Shock and Awe appears in an aspect ratio of approximately 1.85:1 on this Blu-ray Disc. Overall, I felt pleased with the image.
Sharpness looked good. Some softness hit a few interior shots, but those instances remained mostly insubstantial, so the majority of the flick showed fine clarity and accuracy.
Shimmering failed to distract, and jaggies also stayed away from the image. Edge haloes remained absent, and the movie also lacked any source flaws.
In terms of colors, Awe went with a mix of yellow/amber and teal. The film kept these strong but they didn’t seem obnoxious, and the Blu-ray reproduced them with good fidelity.
Blacks were pretty deep, and shadows were well-depicted. The image offered a solid “B+” presentation.
In addition, the movie’s DTS-HD MA 5.1 soundtrack packed a pretty good sense of action, with active use of the various channels when necessary. Music filled the various channels in a satisfying manner, and effects fleshed out the spectrum in a logical way.
The film focused on general ambience, but some military components managed to add immersion to the tale. These worked for the story and added punch to the proceedings.
Audio quality pleased. Speech was concise and natural, while effects remained vivid and full-bodied.
In addition, music was vibrant and dynamic. The audio suited the story.
Two extras pop up here, and we find an audio commentary from director/actor Rob Reiner. He brings us a running, screen-specific look at story/characters and factual areas, cast and performances, and related areas.
A veteran of the format, Reiner should know how to produce good commentaries, yet he consistently records some of the worst on the market.
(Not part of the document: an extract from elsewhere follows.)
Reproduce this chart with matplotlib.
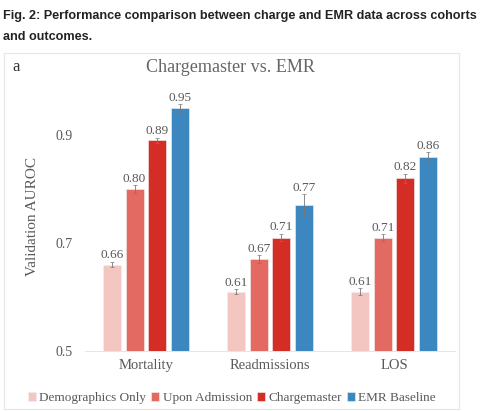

Reiner speaks for maybe 10 percent of the movie, and when he does so, he offers little more than basic facts about the events that inspired the film.
In other words, this is an awful commentary. I’d not heard a Reiner track in years so I hoped he might’ve gotten some helpful advice over that span, but apparently he didn’t. Skip this banal, nearly information-free snoozer.
Behind the Scenes runs 12 minutes, eight seconds and features Reiner, Reuters Foreign Affairs/National Security editor John Walcott, journalists Jonathan Landay, Joe Galloway and Warren Strobel, screenwriter Joey Hartstone, producers Michelle Reiner, Christopher H. Warner and Matthew George, production designer Christopher R. Demuri, and actors Luke Tennie, James Marsden, Woody Harrelson, Jessica Biel, Milla Jovovich, and Tommy Lee Jones.
“Scenes” looks at the movie’s approach to its story, factual elements and production design, cast and performances, and Reiner’s double duty as actor and director.
Though we see them during the end credits, it’s good to get more from the real people behind the film’s characters. Otherwise, this tends to be a superficial piece that mostly touts the movie’s importance.
With an excellent cast and a promising premise, Shock and Awe boasts potential for greatness. Unfortunately, director Rob Reiner paints with such a pedantic brush that the end result feels like little more than a long string of political tweets. The Blu-ray offers very good picture and audio along with supplements dragged down by a bad commentary. Awe could’ve been a winner but the end result sputters.